Director: Gunasekhar
Writers: Sai Madhav Burra, Gunasekhar, Naresh Namdev
Cast: Samantha, Dev Mohan, Mohan Babu
Shaakuntalam’s shoddy VFX is not its most grievous fault. Nor are the performances. It is the lack of artistic intention, of directorial vision, that undoes this mythological film. This should be surprising, given that this is from the director that made one of the quintessential masala classics, Okkadu in 2003 (endlessly remade in multiple languages, but never equalled), and followed it up with the ambitious, if uneven Arjun (2004).
It is instructive to compare this Samantha-starrer to Okkadu, despite belonging to a vastly different genre—there too, the Charminar was recreated with a marriage of VFX and sets. But the romantic sweep of the scene in which Mahesh Babu and Bhoomika banter while lounging atop the structure—a scene which made a new generation fall in love with the monument— finds no counterpart here, in what is supposed to be a romantic story. How are we supposed to believe that their love is something more than a momentary attraction if we see no dimensions to these characters?
Shaakuntalam is unconvincing, and consequently, interminably boring. The old Telugu mythological stories stemmed from theatrical plays, and worked because of their commitment to pitch and genre (even if they sometimes contained multiple genres in the same film)— Mayabazar (1936) was a comedy, Lava Kusa (1963) was a melodrama. Actors like NTR, Savithri, and SVR came through these traditions and were unafraid to go big on these emotions, infusing them with earnestness.
It is evident that most actors in Shaakuntalam are struggling with the blue screen environment, and hence, unable to locate the pitch to go for with their performances. But I think it also has to do with a lack of conviction in the melodrama—you can almost see them thinking, like the students in Rang De Basanti (2006) trying to understand the conviction of the historical figures that they’re playing, ”how do I make this work in 2023?” Samantha Ruth Prabhu is an exception, and almost redeems the film with her performance, which has a palpable weight to it—particularly with the internal conflict when she begins to fall in love with Dushyant and the pain of betrayal when he rejects her, though even she seems to be struggling with some of the mythological-speak.
There is an attempt here to straddle the line between the assertive Shakuntala in the Mahabharata and the passive, demure Shakuntala in Kalidasa’s Abhignana Shakunthalam, but the film quickly undercuts any artistic intention by cutting away to unengaging sequences of war that seem to have unclear stakes. The environment design—particularly Dushyanta’s big city—is unconvincing because the size of every gate, statue, and expanse is blown up to a scale where subconsciously, you know it would serve no function to its citizens, that this is not a world that exists independently of our experience of it when the camera turns away.

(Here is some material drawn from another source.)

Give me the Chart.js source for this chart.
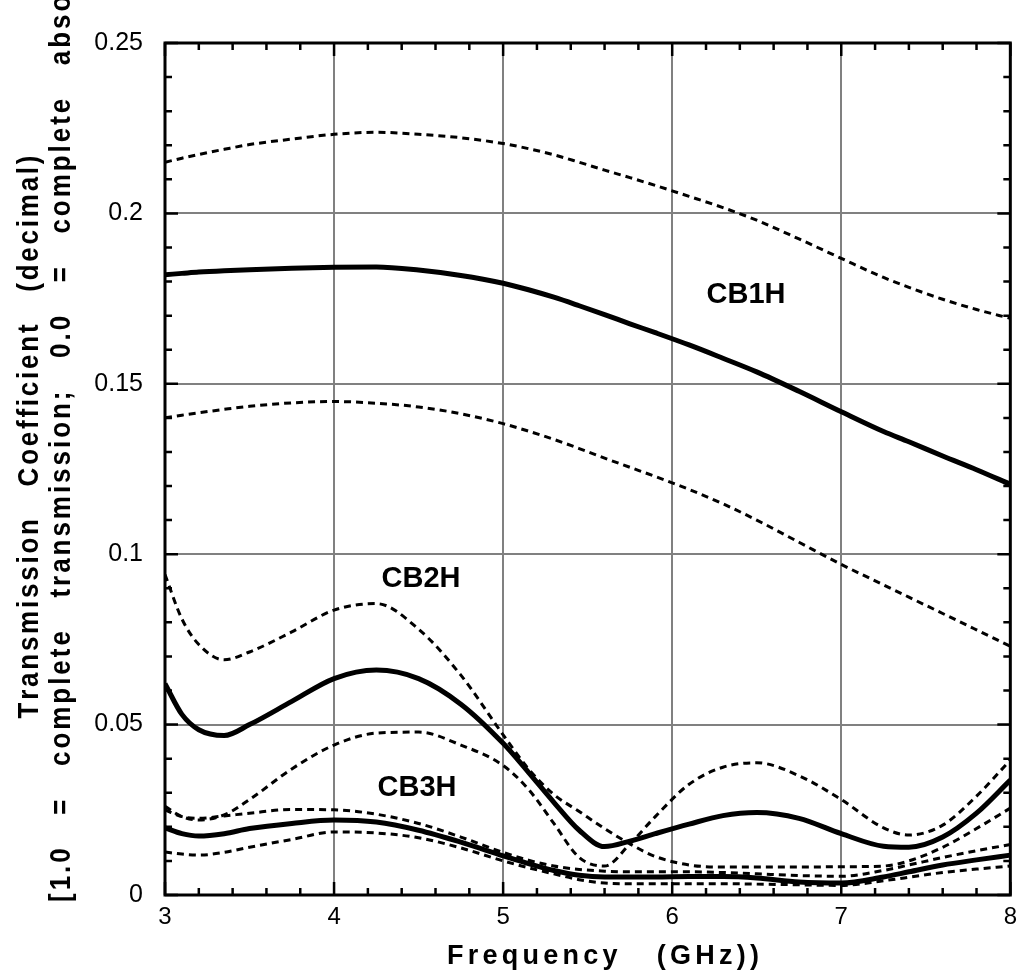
<!DOCTYPE html>
<html>
<head>
<meta charset="utf-8">
<script src="https://cdn.jsdelivr.net/npm/chart.js@4"></script>
<style>
  body { margin: 0; background: #fff; }
  canvas { display: block; }
</style>
</head>
<body>
<canvas id="grafica" width="1025" height="976"></canvas>
<script>
// frecuencias (GHz), eje x
const freq = [3, 3.1, 3.2, 3.35, 3.5, 3.75, 4, 4.25, 4.5, 4.75, 5, 5.15, 5.3, 5.45, 5.6, 5.75, 5.9, 6.1, 6.3, 6.5, 6.75, 7, 7.25, 7.4, 7.6, 7.8, 8];

// CB1H
const cb1hMid   = [0.182, 0.1824, 0.1828, 0.1832, 0.1835, 0.1839, 0.1842, 0.1843, 0.1834, 0.1818, 0.1795, 0.1776, 0.1754, 0.1729, 0.1703, 0.1676, 0.1650, 0.1614, 0.1575, 0.1535, 0.1478, 0.1418, 0.1360, 0.1330, 0.1288, 0.1248, 0.1205];
const cb1hUpper = [0.215, 0.2162, 0.2173, 0.2188, 0.2202, 0.2218, 0.2232, 0.2238, 0.2232, 0.2222, 0.2205, 0.2190, 0.2172, 0.2150, 0.2127, 0.2105, 0.2082, 0.2050, 0.2017, 0.198, 0.1925, 0.1868, 0.1812, 0.1783, 0.1748, 0.1718, 0.1692];
const cb1hLower = [0.140, 0.1408, 0.1415, 0.1425, 0.1434, 0.1444, 0.1448, 0.1443, 0.1432, 0.1412, 0.1383, 0.1361, 0.1337, 0.1310, 0.1282, 0.1255, 0.1228, 0.1190, 0.1148, 0.110, 0.1035, 0.097, 0.091, 0.0874, 0.0826, 0.0778, 0.073];

// CB2H
const cb2hMid = [0.062, 0.053, 0.0485, 0.0468, 0.0500, 0.0568, 0.0635, 0.0660, 0.0635, 0.0560, 0.0445, 0.0360, 0.0272, 0.0190, 0.0142, 0.0158, 0.0180, 0.0208, 0.0233, 0.0242, 0.0225, 0.0180, 0.0143, 0.0140, 0.0170, 0.0240, 0.0337];
const cb2hA   = [0.094, 0.081, 0.0735, 0.069, 0.0713, 0.0772, 0.0836, 0.0855, 0.078, 0.0645, 0.047, 0.037, 0.0295, 0.0245, 0.0195, 0.0150, 0.0113, 0.0088, 0.0082, 0.0082, 0.0082, 0.0083, 0.0085, 0.0100, 0.0140, 0.0195, 0.0255];
const cb2hB   = [0.026, 0.023, 0.022, 0.0235, 0.028, 0.037, 0.044, 0.0475, 0.0478, 0.044, 0.038, 0.031, 0.021, 0.011, 0.0085, 0.0150, 0.023, 0.0325, 0.0375, 0.0388, 0.035, 0.028, 0.0197, 0.0176, 0.0205, 0.029, 0.0396];

// CB3H
const cb3hMid   = [0.0197, 0.018, 0.0173, 0.018, 0.0195, 0.021, 0.022, 0.0214, 0.019, 0.0155, 0.0115, 0.0092, 0.0072, 0.0058, 0.0053, 0.0053, 0.0053, 0.0054, 0.0054, 0.0050, 0.0038, 0.0035, 0.0053, 0.0068, 0.0088, 0.0103, 0.0117];
const cb3hUpper = [0.025, 0.023, 0.0225, 0.0232, 0.024, 0.0251, 0.025, 0.0237, 0.021, 0.017, 0.0125, 0.0102, 0.0085, 0.0075, 0.0070, 0.0068, 0.0068, 0.0068, 0.0066, 0.0062, 0.0057, 0.0055, 0.0072, 0.0088, 0.0110, 0.0130, 0.0148];
const cb3hLower = [0.0126, 0.012, 0.0117, 0.0125, 0.014, 0.0163, 0.0185, 0.0182, 0.0168, 0.0138, 0.0100, 0.0080, 0.0062, 0.0045, 0.0035, 0.0033, 0.0033, 0.0033, 0.0033, 0.0032, 0.0030, 0.0028, 0.0042, 0.0052, 0.0066, 0.0076, 0.0085];

// marcas con etiqueta
const xMajorTicks = [3, 4, 5, 6, 7, 8];
const yMajorTicks = [0, 0.05, 0.1, 0.15, 0.2, 0.25];

const isMajor = (v, list) => list.some(m => Math.abs(m - v) < 1e-6);

const puntos = serie => freq.map((f, i) => ({ x: f, y: serie[i] }));

const solida = serie => ({
  data: puntos(serie),
  borderColor: "#000",
  borderWidth: 5,
  pointRadius: 0,
  cubicInterpolationMode: "monotone",
});
const punteada = serie => ({
  data: puntos(serie),
  borderColor: "#000",
  borderWidth: 3,
  borderDash: [7, 5],
  pointRadius: 0,
  cubicInterpolationMode: "monotone",
});

// texto con espaciado entre letras
const anchoTexto = (ctx, txt, esp) => {
  let w = 0;
  for (const ch of txt) w += ctx.measureText(ch).width + esp;
  return w - esp;
};
const espacioPara = (ctx, txt, largo) => {
  let w = 0;
  for (const ch of txt) w += ctx.measureText(ch).width;
  return (largo - w) / (txt.length - 1);
};
const textoEspaciado = (ctx, txt, x, y, esp) => {
  for (const ch of txt) {
    ctx.fillText(ch, x, y);
    x += ctx.measureText(ch).width + esp;
  }
};

const marcoYtextos = {
  id: "marcoYtextos",
  beforeDraw(chart) {
    const ctx = chart.ctx;
    ctx.save();
    ctx.fillStyle = "#fff";
    ctx.fillRect(0, 0, chart.width, chart.height);
    ctx.restore();
  },
  afterDraw(chart) {
    const ctx = chart.ctx;
    const { left, right, top, bottom } = chart.chartArea;
    const sx = chart.scales.x, sy = chart.scales.y;
    ctx.save();
    ctx.strokeStyle = "#000";
    ctx.lineCap = "butt";

    // marcas hacia dentro, en los cuatro lados
    ctx.lineWidth = 2.5;
    sx.ticks.forEach(t => {
      const px = sx.getPixelForValue(t.value);
      const len = isMajor(t.value, xMajorTicks) ? 13 : 7;
      ctx.beginPath();
      ctx.moveTo(px, bottom); ctx.lineTo(px, bottom - len);
      ctx.moveTo(px, top); ctx.lineTo(px, top + len);
      ctx.stroke();
    });
    sy.ticks.forEach(t => {
      const py = sy.getPixelForValue(t.value);
      const len = isMajor(t.value, yMajorTicks) ? 13 : 7;
      ctx.beginPath();
      ctx.moveTo(left, py); ctx.lineTo(left + len, py);
      ctx.moveTo(right, py); ctx.lineTo(right - len, py);
      ctx.stroke();
    });

    // marco
    ctx.lineWidth = 3;
    ctx.strokeRect(left, top, right - left, bottom - top);

    // etiquetas de curvas
    ctx.fillStyle = "#000";
    ctx.font = "bold 29px 'Liberation Sans', Arial, sans-serif";
    ctx.textAlign = "center";
    ctx.textBaseline = "middle";
    ctx.fillText("CB1H", 746, 295);
    ctx.fillText("CB2H", 421, 579);
    ctx.fillText("CB3H", 417, 788);

    // títulos de ejes
    ctx.textAlign = "left";
    ctx.textBaseline = "alphabetic";

    ctx.font = "bold 27px 'Liberation Sans', Arial, sans-serif";
    const tx = "Frequency   (GHz))";
    const ex = espacioPara(ctx, tx, 312);
    textoEspaciado(ctx, tx, 603 - anchoTexto(ctx, tx, ex) / 2, 964, ex);

    ctx.font = "bold 26px 'Liberation Sans', Arial, sans-serif";
    const t1 = "Transmission   Coefficient   (decimal)";
    const e1 = espacioPara(ctx, t1, 563);
    ctx.save();
    ctx.translate(38, 437);
    ctx.rotate(-Math.PI / 2);
    ctx.scale(1, 1.1);
    textoEspaciado(ctx, t1, -anchoTexto(ctx, t1, e1) / 2, 0, e1);
    ctx.restore();

    const t2 = "[1.0   =   complete   transmission;   0.0   =   complete   absorption]";
    const visible = "[1.0   =   complete   transmission;   0.0   =   complete   absc";
    const e2 = espacioPara(ctx, visible, 905);
    ctx.save();
    ctx.translate(70, 902);
    ctx.rotate(-Math.PI / 2);
    ctx.scale(1, 1.1);
    textoEspaciado(ctx, t2, 0, 0, e2);
    ctx.restore();

    ctx.restore();
  },
};

const grafica = document.getElementById("grafica");

const pintarGrafica = () => {
  new Chart(grafica, {
    type: "line",
    data: {
      datasets: [
        solida(cb1hMid), punteada(cb1hUpper), punteada(cb1hLower),
        solida(cb2hMid), punteada(cb2hA), punteada(cb2hB),
        solida(cb3hMid), punteada(cb3hUpper), punteada(cb3hLower),
      ],
    },
    options: {
      responsive: false,
      animation: false,
      devicePixelRatio: 1,
      layout: { padding: { top: 43, right: 7, bottom: 0, left: 0 } },
      plugins: { legend: { display: false }, tooltip: { enabled: false } },
      scales: {
        x: {
          type: "linear",
          min: 3,
          max: 8,
          afterFit: s => { s.height = 81; },
          border: { display: false },
          grid: {
            drawTicks: false,
            lineWidth: 2,
            color: c => (c.tick && isMajor(c.tick.value, [4, 5, 6, 7]) ? "#808080" : "rgba(0,0,0,0)"),
          },
          ticks: {
            stepSize: 0.2,
            autoSkip: false,
            maxRotation: 0,
            padding: 8,
            color: "#000",
            font: { family: "'Liberation Sans', Arial, sans-serif", size: 24 },
            callback: v => (isMajor(v, xMajorTicks) ? String(Math.round(v)) : ""),
          },
        },
        y: {
          min: 0,
          max: 0.25,
          afterFit: s => { s.width = 165; },
          border: { display: false },
          grid: {
            drawTicks: false,
            lineWidth: 2,
            color: c => (c.tick && isMajor(c.tick.value, [0.05, 0.1, 0.15, 0.2]) ? "#808080" : "rgba(0,0,0,0)"),
          },
          ticks: {
            stepSize: 0.01,
            autoSkip: false,
            padding: 22,
            color: "#000",
            font: { family: "'Liberation Sans', Arial, sans-serif", size: 25 },
            callback: v => (isMajor(v, yMajorTicks) ? String(parseFloat(v.toFixed(2))) : ""),
          },
        },
      },
    },
    plugins: [marcoYtextos],
  });
};

window.addEventListener("load", pintarGrafica);
</script>
</body>
</html>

And then there’s the anachronism—at what is supposed to be the highest moment of passion, Dushyanta tells Shakunthala that he “wants to be born to her, be raised by her, and then rule the world”. At the end of the film, after her enormous trials, she is told that her purpose of existence was to give birth to the heir of the kingdom. That the film ultimately reduces Shakunthala to a vessel for propagating a dynasty speaks to the fact that the primary object of interest isn’t her, but the mythological milieu being evoked by the film. In the world-building, there is some promise early on—scenes of animals (well-realized in photorealistic CG, in contrast to the rest of the film) coexisting peacefully with each other, prey and predator, along with humans—but these are only sparks in what is mostly a dull affair.
There is one scene in Shaakuntalam where I could catch a glimpse of a film that could have worked—when she, heavily pregnant, gets on a boat helmed by Sarangi (Prakash Raj) to be taken to Dushyanta’s kingdom. There isn’t a single line exchanged between Samantha and Prakash Raj, but he breaks out into a song, ‘Yelelo Yelelo’, in which he hints at the tribulations that await the young, hopeful woman. There is a real pathos to the song, helped by Prakash Raj’s commitment to melodramatic song-acting, that plays on our knowledge of what awaits the innocent Shakunthala. It works, despite the bad CGI. This is what the rest of the film needed.